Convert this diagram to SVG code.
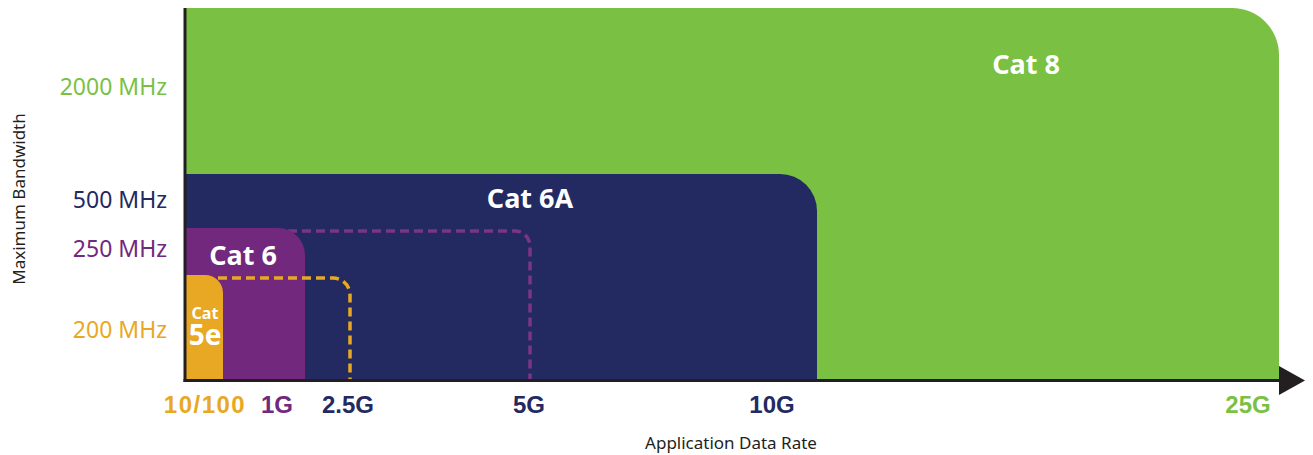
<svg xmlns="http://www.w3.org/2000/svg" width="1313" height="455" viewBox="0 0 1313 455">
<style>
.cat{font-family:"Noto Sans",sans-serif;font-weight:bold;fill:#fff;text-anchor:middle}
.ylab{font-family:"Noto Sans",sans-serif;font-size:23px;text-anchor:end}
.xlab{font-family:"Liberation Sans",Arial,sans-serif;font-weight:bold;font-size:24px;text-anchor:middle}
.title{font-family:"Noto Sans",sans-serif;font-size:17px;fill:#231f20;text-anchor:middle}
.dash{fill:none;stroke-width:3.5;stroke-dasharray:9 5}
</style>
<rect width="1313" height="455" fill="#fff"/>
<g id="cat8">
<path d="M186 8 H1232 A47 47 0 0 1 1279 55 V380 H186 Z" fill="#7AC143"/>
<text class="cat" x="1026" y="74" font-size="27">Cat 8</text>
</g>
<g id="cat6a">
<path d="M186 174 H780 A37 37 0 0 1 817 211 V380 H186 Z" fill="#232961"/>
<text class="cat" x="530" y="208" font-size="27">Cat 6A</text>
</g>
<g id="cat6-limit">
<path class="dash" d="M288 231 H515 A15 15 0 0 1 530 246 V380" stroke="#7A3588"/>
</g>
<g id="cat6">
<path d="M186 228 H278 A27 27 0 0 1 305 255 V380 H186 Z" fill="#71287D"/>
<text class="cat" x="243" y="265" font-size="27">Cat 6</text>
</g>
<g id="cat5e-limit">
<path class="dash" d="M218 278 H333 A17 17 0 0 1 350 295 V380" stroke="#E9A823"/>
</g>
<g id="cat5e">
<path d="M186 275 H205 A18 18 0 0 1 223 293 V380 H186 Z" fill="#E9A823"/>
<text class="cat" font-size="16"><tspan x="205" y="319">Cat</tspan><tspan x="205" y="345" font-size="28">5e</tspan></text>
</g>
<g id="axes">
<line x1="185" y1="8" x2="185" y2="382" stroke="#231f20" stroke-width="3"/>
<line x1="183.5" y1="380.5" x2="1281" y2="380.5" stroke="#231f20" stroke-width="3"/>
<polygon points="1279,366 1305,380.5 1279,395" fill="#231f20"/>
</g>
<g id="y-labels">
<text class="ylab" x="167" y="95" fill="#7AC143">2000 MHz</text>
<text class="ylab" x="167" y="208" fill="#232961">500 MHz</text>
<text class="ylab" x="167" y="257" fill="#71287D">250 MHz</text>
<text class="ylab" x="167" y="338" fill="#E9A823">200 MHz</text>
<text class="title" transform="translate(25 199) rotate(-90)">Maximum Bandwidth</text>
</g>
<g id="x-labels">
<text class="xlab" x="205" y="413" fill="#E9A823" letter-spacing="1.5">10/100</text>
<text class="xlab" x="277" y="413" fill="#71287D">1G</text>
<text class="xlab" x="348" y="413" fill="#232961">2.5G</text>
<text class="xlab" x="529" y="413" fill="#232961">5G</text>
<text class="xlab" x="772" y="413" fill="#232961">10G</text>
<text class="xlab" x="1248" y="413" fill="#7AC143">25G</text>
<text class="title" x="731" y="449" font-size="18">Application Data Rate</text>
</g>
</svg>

# What this task involves:
Omit every picture, then reproduce the rest of the listing exactly.

# Result below:
Convert this diagram to SVG code.
<svg xmlns="http://www.w3.org/2000/svg" width="1313" height="455" viewBox="0 0 1313 455">
<style>
.cat{font-family:"Noto Sans",sans-serif;font-weight:bold;fill:#fff;text-anchor:middle}
.ylab{font-family:"Noto Sans",sans-serif;font-size:23px;text-anchor:end}
.xlab{font-family:"Liberation Sans",Arial,sans-serif;font-weight:bold;font-size:24px;text-anchor:middle}
.title{font-family:"Noto Sans",sans-serif;font-size:17px;fill:#231f20;text-anchor:middle}
.dash{fill:none;stroke-width:3.5;stroke-dasharray:9 5}
</style>
<rect width="1313" height="455" fill="#fff"/>
<g id="cat8">
<path d="M186 8 H1232 A47 47 0 0 1 1279 55 V380 H186 Z" fill="#7AC143"/>
<text class="cat" x="1026" y="74" font-size="27">Cat 8</text>
</g>
<g id="cat6a">
<path d="M186 174 H780 A37 37 0 0 1 817 211 V380 H186 Z" fill="#232961"/>
<text class="cat" x="530" y="208" font-size="27">Cat 6A</text>
</g>
<g id="cat6-limit">
<path class="dash" d="M288 231 H515 A15 15 0 0 1 530 246 V380" stroke="#7A3588"/>
</g>
<g id="cat6">
<path d="M186 228 H278 A27 27 0 0 1 305 255 V380 H186 Z" fill="#71287D"/>
<text class="cat" x="243" y="265" font-size="27">Cat 6</text>
</g>
<g id="cat5e-limit">
<path class="dash" d="M218 278 H333 A17 17 0 0 1 350 295 V380" stroke="#E9A823"/>
</g>
<g id="cat5e">
<path d="M186 275 H205 A18 18 0 0 1 223 293 V380 H186 Z" fill="#E9A823"/>
<text class="cat" font-size="16"><tspan x="205" y="319">Cat</tspan><tspan x="205" y="345" font-size="28">5e</tspan></text>
</g>
<g id="axes">
<line x1="185" y1="8" x2="185" y2="382" stroke="#231f20" stroke-width="3"/>
<line x1="183.5" y1="380.5" x2="1281" y2="380.5" stroke="#231f20" stroke-width="3"/>
<polygon points="1279,366 1305,380.5 1279,395" fill="#231f20"/>
</g>
<g id="y-labels">
<text class="ylab" x="167" y="95" fill="#7AC143">2000 MHz</text>
<text class="ylab" x="167" y="208" fill="#232961">500 MHz</text>
<text class="ylab" x="167" y="257" fill="#71287D">250 MHz</text>
<text class="ylab" x="167" y="338" fill="#E9A823">200 MHz</text>
<text class="title" transform="translate(25 199) rotate(-90)">Maximum Bandwidth</text>
</g>
<g id="x-labels">
<text class="xlab" x="205" y="413" fill="#E9A823" letter-spacing="1.5">10/100</text>
<text class="xlab" x="277" y="413" fill="#71287D">1G</text>
<text class="xlab" x="348" y="413" fill="#232961">2.5G</text>
<text class="xlab" x="529" y="413" fill="#232961">5G</text>
<text class="xlab" x="772" y="413" fill="#232961">10G</text>
<text class="xlab" x="1248" y="413" fill="#7AC143">25G</text>
<text class="title" x="731" y="449" font-size="18">Application Data Rate</text>
</g>
</svg>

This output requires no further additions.